Every night I go up to the roof and try, but I find that my body rebels at the final step. I think it’s body and not mind rebelling, because I’m pretty sure I have made up my mind. Sometimes I manage to put one foot over the edge before hurriedly retreating to solid ground. More often I try sitting, feet dangling over the edge, and tell myself how simple it would be to push off with both hands and slide easily into the air, as if at leisure.

At a certain point I got hopelessly out of sync with my peers. I had never been exactly at ease among people, but waking one day I could not escape the realisation that something had gone quite badly wrong, that the distance between myself and the median had become unbridgeable. The lives of others seem full of mysterious and fantastic experiences of which I know nothing.
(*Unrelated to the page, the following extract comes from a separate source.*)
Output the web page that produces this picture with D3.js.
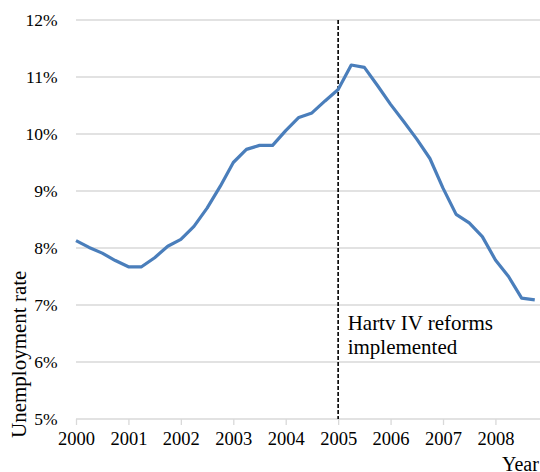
<!DOCTYPE html>
<html><head><meta charset="utf-8">
<script src="https://cdn.jsdelivr.net/npm/d3@7"></script>
<style>html,body{margin:0;padding:0;background:#fff;overflow:hidden}
svg text{font-family:"Liberation Serif","Times New Roman","DejaVu Serif",serif}</style>
</head><body>
<svg id="c" width="540" height="472"></svg>
<script>
// Quarterly unemployment rate (%), 2000 Q1 .. 2008 Q4
const quarters = d3.range(36).map(i => 2000 + i * 0.25);
const rates = [8.13, 8.01, 7.91, 7.78, 7.67, 7.67, 7.83, 8.03,
               8.15, 8.38, 8.70, 9.08, 9.50, 9.73, 9.80, 9.80,
               10.06, 10.29, 10.37, 10.58, 10.78, 11.21, 11.17, 10.85,
               10.52, 10.22, 9.91, 9.57, 9.05, 8.59, 8.44, 8.20,
               7.79, 7.50, 7.12, 7.09];
const yearTicks = [2000, 2001, 2002, 2003, 2004, 2005, 2006, 2007, 2008];
const yTicks = [5, 6, 7, 8, 9, 10, 11, 12];
const reformYear = 2005;
const annotation = ["Hartv IV reforms", "implemented"];
const yTitle = "Unemployment rate";
const xTitle = "Year";

const svg = d3.select("#c");
const font = '"Liberation Serif","Times New Roman","DejaVu Serif",serif';
const x = d3.scaleLinear().domain([2000, 2008.85]).range([76, 540]);
const y = d3.scaleLinear().domain([5, 12]).range([419, 20]);

// gridlines
svg.append("g").selectAll("line").data(yTicks).join("line")
  .attr("x1", 76).attr("x2", 540)
  .attr("y1", d => y(d)).attr("y2", d => y(d))
  .attr("stroke", "#d9d9d9").attr("stroke-width", 1.3);

// y tick labels
svg.append("g").selectAll("text").data(yTicks).join("text")
  .attr("x", 57.5).attr("y", d => y(d)).attr("dy", "0.35em")
  .attr("text-anchor", "end").style("font-family", font).style("font-size", "17.5px")
  .attr("fill", "#000").text(d => d + "%");

// x axis ticks
const xa = d3.axisBottom(x).tickValues(yearTicks).tickFormat(d3.format("d")).tickSize(6).tickPadding(7);
const gx = svg.append("g").attr("transform", `translate(0,${y(5)})`).call(xa)
  .attr("font-family", null).attr("font-size", null);
gx.select(".domain").remove();
gx.selectAll(".tick line").attr("stroke", "#d9d9d9").attr("stroke-width", 1.3);
gx.selectAll(".tick text").style("font-family", font).style("font-size", "18.5px").attr("fill", "#000");

// vertical dashed reform line
svg.append("line")
  .attr("x1", x(reformYear)).attr("x2", x(reformYear))
  .attr("y1", y(12)).attr("y2", y(5))
  .attr("stroke", "#000").attr("stroke-width", 1.6).attr("stroke-dasharray", "4,2");

// data line
const line = d3.line().x((d, i) => x(quarters[i])).y(d => y(d));
svg.append("path").datum(rates).attr("d", line)
  .attr("fill", "none").attr("stroke", "#4a7ebb").attr("stroke-width", 3.2)
  .attr("stroke-linejoin", "round");

// annotation
const ann = svg.append("text").style("font-family", font).style("font-size", "21px").attr("fill", "#000");
annotation.forEach((t, i) => ann.append("tspan").attr("x", x(reformYear) + 9.5).attr("y", 330 + i * 24).text(t));

// axis titles
svg.append("text").attr("transform", "translate(26,438) rotate(-90)")
  .style("font-family", font).style("font-size", "21px").attr("fill", "#000").text(yTitle);
svg.append("text").attr("x", 502).attr("y", 471)
  .style("font-family", font).style("font-size", "20px").attr("fill", "#000").text(xTitle);
</script>
</body></html>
A powerful unhappiness has dislocated me from the remainder of my species.

I sometimes feel that I am not myself, that I am only raw longing trapped under skin, disturbing the surface but never breaking it, all my frantic violence producing no perceptible outer movement: trapped in a dead body.

It seems to me there is a great deal of evidence I cannot come back from this, however frequently I am told by concerned parties that it gets better. The way to avoid madness is to find a way of looking at the overwhelming evidence without coming to the obvious conclusion.

So every night I go to the roof and think about it for a while. I do not rule out changing my mind, though I am not truly expecting to. I sit and wait for an epiphany or a strong gust of wind. All this time I have spent up here trying to summon up the willpower to fall, you would think it not statistically unlikely for me to have ended up doing so by accident. Plenty of people have fallen by accident. Unwilling feet dangling over the edge, inching as far forward as I can stomach, I am well-placed for an accident. It would take only a happy miscalculation, an inch too far, and I would lose my balance never to regain it. But chance has yet to take my part in things.

Every night I find my reason refuses to desert me entirely, my instinct for self-preservation keeps me still. The ritual itself has become something of a buoy for me, a special sort of meditation. There is always some wind up there at night, and I entertain the impression that the comings and goings of the wayward air determine the direction of my thoughts. The occasional noises which float up from the street—a dog barking, a car engine, a cry of indeterminate import—seem to me omens. Looking out over the countless yellow spots of light which make up the cityscape, I try to defocus my eyes far enough to transform them into one great sun. I take deep, even breaths, and imagine myself falling into that sun. I feel warm, even on the colder nights. I feel embraced. Eventually I get up and go back to bed.